▸ WRITTEN PROBLEM: Print exactly the lines that run from the line containing "Emit a web page" to the line containing "240, 246, 227];", both included, and nothing else; pictures stay out.

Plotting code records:
++++++
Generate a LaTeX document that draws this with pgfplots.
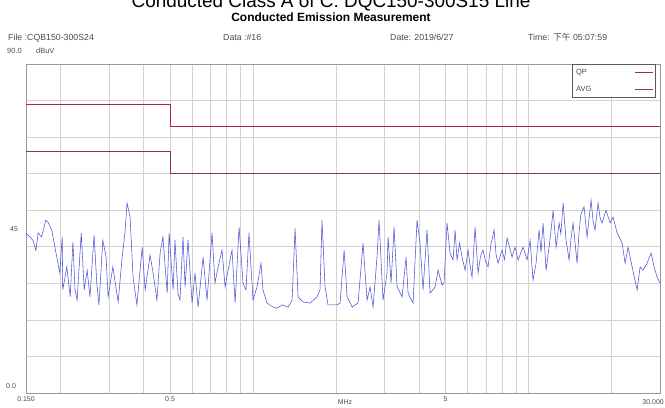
\documentclass[border=0pt]{standalone}
\usepackage{fontspec}
\setmainfont{Liberation Sans}
\newfontfamily\cjk{Noto Sans CJK SC}
\usepackage{pgfplots}
\pgfplotsset{compat=1.18}
\definecolor{trace}{RGB}{80,80,215}
\definecolor{qpc}{RGB}{170,40,70}
\definecolor{avgc}{RGB}{150,45,100}
\definecolor{gridc}{RGB}{210,210,210}
\definecolor{txt}{RGB}{75,75,75}
\begin{document}
\begin{tikzpicture}[x=1bp,y=1bp]
\path[use as bounding box] (0,0) rectangle (665,407);
\begin{axis}[
  at={(26bp,14bp)}, anchor=south west, scale only axis,
  width=634bp, height=329bp,
  xmode=log, xmin=0.15, xmax=30, ymin=0, ymax=90,
  xtick={0.15,0.2,0.3,0.4,0.5,0.6,0.7,0.8,0.9,1,2,3,4,5,6,7,8,9,10,20,30},
  xticklabels={0.150,,,,0.5,,,,,,,,,5,,,,,,,},
  ytick={0,10,...,90}, yticklabels={},
  major tick length=0pt,
  grid=major, major grid style={gridc, line width=0.6pt},
  axis line style={draw=gray!80, line width=0.6pt},
  tick label style={font=\fontsize{7}{8}\selectfont, text=txt},
  legend style={at={(rel axis cs:0.861,1.0)}, anchor=north west,
    draw=gray!70!black, line width=0.6pt, fill=white,
    font=\fontsize{7.5}{8}\selectfont, text=txt, row sep=6bp,
    inner xsep=2bp, inner ysep=3bp},
  legend image code/.code={\draw[#1] (0bp,0bp) -- (18bp,0bp);},
  legend plot pos=right, legend cell align=left,
  clip=false,
]
\addplot[trace, line width=0.55pt, forget plot] coordinates {
(0.150,43.8)(0.159,41.8)(0.163,39.0)(0.166,43.8)(0.171,42.7)(0.177,47.3)(0.180,46.8)(0.186,44.6)
(0.194,37.2)(0.199,32.8)(0.203,42.7)(0.204,28.2)(0.211,34.5)(0.217,26.3)(0.222,41.3)(0.226,28.2)
(0.230,25.4)(0.238,43.8)(0.244,28.2)(0.250,33.6)(0.256,26.3)(0.265,43.2)(0.271,30.1)(0.276,24.1)
(0.285,41.8)(0.293,37.2)(0.298,26.3)(0.310,34.5)(0.324,24.9)(0.335,37.2)(0.343,43.8)(0.349,52.0)
(0.358,48.1)(0.367,31.7)(0.379,24.1)(0.396,39.9)(0.406,28.2)(0.423,37.7)(0.434,32.8)(0.448,25.4)
(0.460,38.3)(0.471,42.7)(0.488,27.3)(0.496,43.8)(0.513,28.2)(0.521,41.8)(0.534,27.3)
(0.543,25.4)(0.557,42.7)(0.567,29.0)(0.581,41.8)(0.601,24.6)(0.616,32.8)(0.632,23.5)(0.659,37.2)
(0.681,25.4)(0.710,43.8)(0.728,30.1)(0.747,34.5)(0.772,39.1)(0.792,29.0)(0.812,33.6)(0.839,39.1)
(0.861,24.6)(0.890,45.4)(0.920,30.1)(0.943,28.2)(0.967,43.8)(1.000,25.4)(1.034,29.0)(1.069,35.5)
(1.087,28.2)(1.124,24.6)(1.182,23.5)(1.223,23.2)(1.275,24.1)(1.340,23.5)(1.386,25.4)(1.421,45.1)
(1.457,26.3)(1.519,24.9)(1.611,24.6)(1.707,26.3)(1.751,28.2)(1.780,47.3)(1.826,29.0)(1.872,24.1)
(2.019,24.1)(2.070,24.6)(2.141,39.1)(2.195,26.3)(2.289,23.5)(2.406,24.6)(2.508,41.0)(2.594,25.4)
(2.660,29.0)(2.727,23.5)(2.819,37.2)(2.867,47.3)(2.964,25.4)(3.065,32.8)(3.092,42.7)(3.170,30.1)
(3.251,45.4)(3.333,29.0)(3.476,26.3)(3.593,37.2)(3.654,27.3)(3.809,24.6)(3.939,47.3)(4.038,41.0)
(4.142,28.2)(4.281,44.6)(4.391,27.3)(4.578,29.0)(4.695,33.6)(4.854,29.5)(4.935,30.1)(5.061,46.5)
(5.189,38.3)(5.322,36.4)(5.412,44.6)(5.502,36.4)(5.620,41.0)(5.736,37.2)(5.883,33.6)(6.032,39.1)
(6.130,35.0)(6.237,31.7)(6.396,45.4)(6.558,32.8)(6.700,37.5)(6.839,39.1)(6.980,36.0)(7.130,34.5)
(7.300,40.5)(7.496,44.6)(7.620,38.0)(7.751,35.5)(8.016,39.1)(8.180,36.5)(8.357,42.4)(8.714,37.2)
(8.936,39.9)(9.162,36.4)(9.552,39.9)(9.878,36.4)(10.13,41.8)(10.38,30.9)(10.65,35.5)
(10.92,44.6)(11.10,38.5)(11.29,46.5)(11.58,33.6)(11.87,39.9)(12.05,44.0)(12.28,50.0)(12.59,39.9)
(12.91,46.5)(13.10,43.5)(13.35,52.0)(13.68,41.8)(14.03,36.4)(14.25,42.0)(14.51,46.5)(15.00,35.5)
(15.25,44.0)(15.51,49.2)(15.90,50.9)(16.31,42.7)(16.86,52.8)(17.15,47.0)(17.43,44.6)(17.88,52.0)
(18.18,48.0)(18.48,46.5)(19.11,50.0)(19.77,46.5)(20.27,48.1)(20.96,43.8)(21.86,41.0)
(22.41,35.5)(22.98,39.9)(23.76,34.5)(24.78,28.2)(25.40,34.5)(26.04,33.6)(26.93,35.5)(27.84,38.3)
(28.55,34.5)(29.28,31.7)(30.00,30.1)
};
\addplot[qpc, line width=1pt] coordinates {(0.15,79)(0.5,79)(0.5,73)(30,73)};
\addlegendentry{\makebox[56bp][l]{QP}}
\addplot[avgc, line width=1pt] coordinates {(0.15,66)(0.5,66)(0.5,60)(30,60)};
\addlegendentry{\makebox[56bp][l]{AVG}}
\end{axis}
\node[anchor=base] at (331,399.5) {\fontsize{19}{19}\selectfont Conducted Class A of C: DQC150-300S15 Line};
\node[anchor=base] at (331,385.5) {\fontsize{12}{12}\selectfont\bfseries Conducted Emission Measurement};
\begin{scope}[every node/.style={anchor=base west, inner sep=0pt, font=\fontsize{8.8}{9}\selectfont, text=txt}]
\node at (8,367) {File :CQB150-300S24};
\node at (223,367) {Data :\#16};
\node at (390,367) {Date: 2019/6/27};
\node at (528,367) {Time: {\cjk 下午} 05:07:59};
\end{scope}
\begin{scope}[every node/.style={anchor=base west, inner sep=0pt, font=\fontsize{7.5}{8}\selectfont, text=txt}]
\node at (7,354) {90.0};
\node at (36,354) {dBuV};
\end{scope}
\begin{scope}[every node/.style={inner sep=0pt, font=\fontsize{7}{8}\selectfont, text=txt}]
\node[anchor=west] at (10,178) {45};
\node[anchor=west] at (6,21) {0.0};
\node at (345,5) {MHz};
\node[anchor=east] at (664,5) {30.000};
\end{scope}
\end{tikzpicture}
\end{document}
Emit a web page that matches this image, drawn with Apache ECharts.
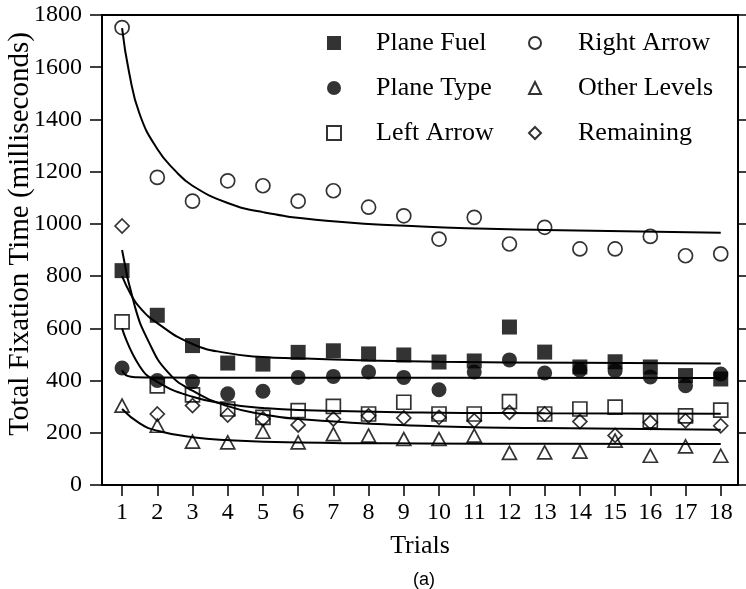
<!DOCTYPE html>
<html>
<head>
<meta charset="utf-8">
<script src="https://cdn.jsdelivr.net/npm/echarts@6/dist/echarts.min.js"></script>
<style>
  html, body { margin: 0; padding: 0; background: #fff; }
  #chart { width: 746px; height: 589px; }
</style>
</head>
<body>
<div id="chart"></div>
<script>
// Trial numbers (x tick labels)
const trials = [1, 2, 3, 4, 5, 6, 7, 8, 9, 10, 11, 12, 13, 14, 15, 16, 17, 18];

// Mean total fixation time per trial (ms)
const planeFuel   = [821, 650, 534, 467, 463, 508, 514, 502, 498, 471, 475, 605, 509, 452, 472, 452, 419, 406];
const planeType   = [448, 400, 396, 349, 359, 412, 416, 433, 412, 365, 433, 479, 429, 440, 438, 414, 380, 425];
const leftArrow   = [625, 380, 345, 291, 259, 285, 301, 272, 317, 272, 272, 319, 272, 291, 298, 246, 265, 287];
const rightArrow  = [1752, 1178, 1087, 1165, 1146, 1087, 1127, 1064, 1031, 942, 1025, 923, 987, 904, 904, 952, 878, 885];
const otherLevels = [304, 227, 166, 163, 204, 163, 195, 189, 176, 176, 189, 123, 125, 128, 170, 112, 148, 112];
const remaining   = [992, 272, 304, 268, 253, 230, 253, 265, 257, 259, 246, 278, 272, 243, 190, 240, 246, 227];

// Fitted learning curves, sampled as [trial, ms]
const planeFuelFit   = [[1, 800], [1.25, 730], [1.5, 680], [2, 620], [3, 540], [4, 505], [5, 490], [6, 485], [8, 477], [10, 472], [14, 468], [18, 465]];
const planeTypeFit   = [[1, 440], [1.15, 418], [1.4, 413], [2, 412], [5, 411], [10, 411], [18, 410]];
const leftArrowFit   = [[1, 600], [1.5, 455], [2, 395], [3, 338], [4, 310], [5, 295], [6, 287], [9.5, 278], [13, 275], [18, 273]];
const rightArrowFit  = [[1, 1750], [1.2, 1580], [1.5, 1420], [2, 1287], [2.5, 1205], [3, 1146], [4, 1080], [5, 1045], [6.8, 1012], [9.5, 990], [13, 977], [18, 966]];
const otherLevelsFit = [[1, 291], [1.5, 236], [2, 208], [3, 183], [4, 172], [6, 163], [9.5, 159], [13, 158], [18, 157]];
const remainingFit   = [[1, 900], [1.35, 690], [1.75, 550], [2.3, 432], [3, 361], [4, 302], [5, 271], [6, 253], [9.5, 227], [13, 218], [18, 212]];

const serif = '"Liberation Serif", "Times New Roman", serif';

function points(vals) {
  return vals.map(function (v, i) { return [trials[i], v]; });
}

function markers(name, vals, symbol, size, filled) {
  return {
    name: name,
    type: 'scatter',
    data: points(vals),
    symbol: symbol,
    symbolSize: size,
    z: 5,
    itemStyle: filled
      ? { color: '#000', borderColor: '#000', borderWidth: 0 }
      : { color: 'rgba(255,255,255,0)', borderColor: '#000', borderWidth: 1.7 }
  };
}

function fit(name, data) {
  return {
    name: name,
    type: 'line',
    data: data,
    showSymbol: false,
    smooth: 0.5,
    silent: true,
    z: 3,
    lineStyle: { color: '#000', width: 2 }
  };
}

const legendText = function (pad) {
  return { fontFamily: serif, fontSize: 26, color: '#000', lineHeight: 26, padding: [0, 0, 0, pad] };
};

const chart = echarts.init(document.getElementById('chart'), null, { renderer: 'canvas' });

chart.setOption({
  animation: false,
  backgroundColor: '#fff',
  grid: {
    left: 102, right: 8, top: 15, bottom: 104,
    containLabel: false,
    outerBoundsMode: 'none',
    show: true, borderColor: '#000', borderWidth: 2, backgroundColor: 'transparent'
  },
  legend: [
    {
      data: ['Plane Fuel', 'Plane Type', 'Left Arrow'],
      orient: 'vertical', left: 326, top: 30, padding: 0,
      itemWidth: 14, itemHeight: 14, itemGap: 19,
      selectedMode: false,
      textStyle: legendText(30)
    },
    {
      data: ['Right Arrow', 'Other Levels', 'Remaining'],
      orient: 'vertical', left: 528, top: 30, padding: 0,
      itemWidth: 12, itemHeight: 12, itemGap: 19,
      selectedMode: false,
      textStyle: legendText(32)
    }
  ],
  xAxis: {
    type: 'value',
    min: 0.43,
    max: 18.49,
    name: 'Trials',
    nameLocation: 'middle',
    nameGap: 48,
    nameTextStyle: { fontFamily: serif, fontSize: 26, color: '#000' },
    axisLine: { show: true, lineStyle: { color: '#000', width: 2 } },
    axisTick: { show: true, inside: false, length: 11, customValues: trials, lineStyle: { color: '#000', width: 1.5 } },
    axisLabel: { customValues: trials, fontFamily: serif, fontSize: 24, color: '#000', margin: 16 },
    splitLine: { show: false }
  },
  yAxis: [
    {
      type: 'value',
      min: 0, max: 1800, interval: 200,
      axisLine: { show: true, lineStyle: { color: '#000', width: 2 } },
      axisTick: { show: true, inside: false, length: 12, lineStyle: { color: '#000', width: 1.5 } },
      axisLabel: {
        fontFamily: serif, fontSize: 24, color: '#000', margin: 20,
        formatter: function (v) { return String(v); }
      },
      splitLine: { show: false }
    },
    {
      type: 'value',
      position: 'right',
      min: 0, max: 1800, interval: 200,
      axisLine: { show: true, lineStyle: { color: '#000', width: 2 } },
      axisTick: { show: true, inside: false, length: 9, lineStyle: { color: '#000', width: 1.5 } },
      axisLabel: { show: false },
      splitLine: { show: false }
    }
  ],
  graphic: [
    {
      type: 'text',
      x: 20, y: 234,
      rotation: Math.PI / 2,
      style: {
        text: 'Total Fixation Time (milliseconds)',
        font: '29px "Liberation Serif", "Times New Roman", serif',
        fill: '#000', align: 'center', verticalAlign: 'middle'
      }
    },
    {
      type: 'text',
      x: 424, y: 580,
      style: { text: '(a)', font: '18px "Liberation Sans", Arial, sans-serif', fill: '#000', align: 'center', verticalAlign: 'middle' }
    }
  ],
  series: [
    fit('Plane Fuel fit', planeFuelFit),
    fit('Plane Type fit', planeTypeFit),
    fit('Left Arrow fit', leftArrowFit),
    fit('Right Arrow fit', rightArrowFit),
    fit('Other Levels fit', otherLevelsFit),
    fit('Remaining fit', remainingFit),
    markers('Plane Fuel', planeFuel, 'rect', 15, true),
    markers('Plane Type', planeType, 'circle', 15, true),
    markers('Left Arrow', leftArrow, 'rect', 14, false),
    markers('Right Arrow', rightArrow, 'circle', 14, false),
    markers('Other Levels', otherLevels, 'triangle', [14, 13], false),
    markers('Remaining', remaining, 'diamond', 14, false)
  ]
});
</script>
</body>
</html>
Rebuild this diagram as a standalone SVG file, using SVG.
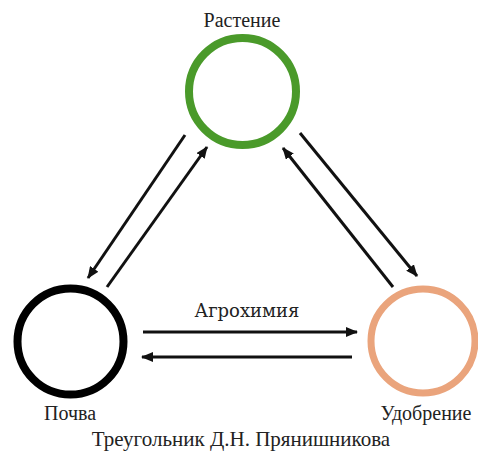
<svg xmlns="http://www.w3.org/2000/svg" width="478" height="452" viewBox="0 0 478 452">
<defs>
<marker id="ah" viewBox="0 0 12 10" refX="11" refY="5" markerWidth="12" markerHeight="10" markerUnits="userSpaceOnUse" orient="auto">
<path d="M0,0 L12,5 L0,10 Z" fill="#111"/>
</marker>
</defs>
<rect width="478" height="452" fill="#fff"/>
<g id="rastenie">
<circle cx="242.5" cy="91.5" r="53.5" fill="none" stroke="#4a9a2a" stroke-width="8"/>
<text x="242" y="27" font-family="Liberation Serif" font-size="20" fill="#222" text-anchor="middle">Растение</text>
</g>
<g id="pochva">
<circle cx="70.5" cy="341.5" r="53" fill="none" stroke="#000" stroke-width="8"/>
<text x="70" y="420" font-family="Times New Roman" font-size="20" fill="#222" text-anchor="middle">Почва</text>
</g>
<g id="udobrenie">
<circle cx="423" cy="341" r="52" fill="none" stroke="#eaa47c" stroke-width="7"/>
<text x="426" y="420" font-family="serif" font-size="20" fill="#222" text-anchor="middle">Удобрение</text>
</g>
<g id="connectors" stroke="#111" stroke-width="3" fill="none" marker-end="url(#ah)">
<line x1="185" y1="135" x2="88" y2="278"/>
<line x1="107" y1="287" x2="207" y2="147"/>
<line x1="300" y1="133" x2="417" y2="276"/>
<line x1="393" y1="287" x2="283" y2="148"/>
<line x1="143" y1="332" x2="357" y2="332"/>
<line x1="352" y1="357" x2="142" y2="357"/>
</g>
<text x="247" y="317" font-family="DejaVu Serif" font-size="18" fill="#222" text-anchor="middle">Агрохимия</text>
<text x="241" y="446" font-family="Liberation Serif, serif" font-size="21" fill="#222" text-anchor="middle">Треугольник Д.Н. Прянишникова</text>
</svg>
++++++
▸ REPLY:
Emit a web page that matches this image, drawn with Apache ECharts.
<!DOCTYPE html>
<html>
<head>
<meta charset="utf-8">
<script src="https://cdn.jsdelivr.net/npm/echarts@6/dist/echarts.min.js"></script>
<style>
  html, body { margin: 0; padding: 0; background: #fff; }
  #chart { width: 746px; height: 589px; }
</style>
</head>
<body>
<div id="chart"></div>
<script>
// Trial numbers (x tick labels)
const trials = [1, 2, 3, 4, 5, 6, 7, 8, 9, 10, 11, 12, 13, 14, 15, 16, 17, 18];

// Mean total fixation time per trial (ms)
const planeFuel   = [821, 650, 534, 467, 463, 508, 514, 502, 498, 471, 475, 605, 509, 452, 472, 452, 419, 406];
const planeType   = [448, 400, 396, 349, 359, 412, 416, 433, 412, 365, 433, 479, 429, 440, 438, 414, 380, 425];
const leftArrow   = [625, 380, 345, 291, 259, 285, 301, 272, 317, 272, 272, 319, 272, 291, 298, 246, 265, 287];
const rightArrow  = [1752, 1178, 1087, 1165, 1146, 1087, 1127, 1064, 1031, 942, 1025, 923, 987, 904, 904, 952, 878, 885];
const otherLevels = [304, 227, 166, 163, 204, 163, 195, 189, 176, 176, 189, 123, 125, 128, 170, 112, 148, 112];
const remaining   = [992, 272, 304, 268, 253, 230, 253, 265, 257, 259, 246, 278, 272, 243, 190, 240, 246, 227];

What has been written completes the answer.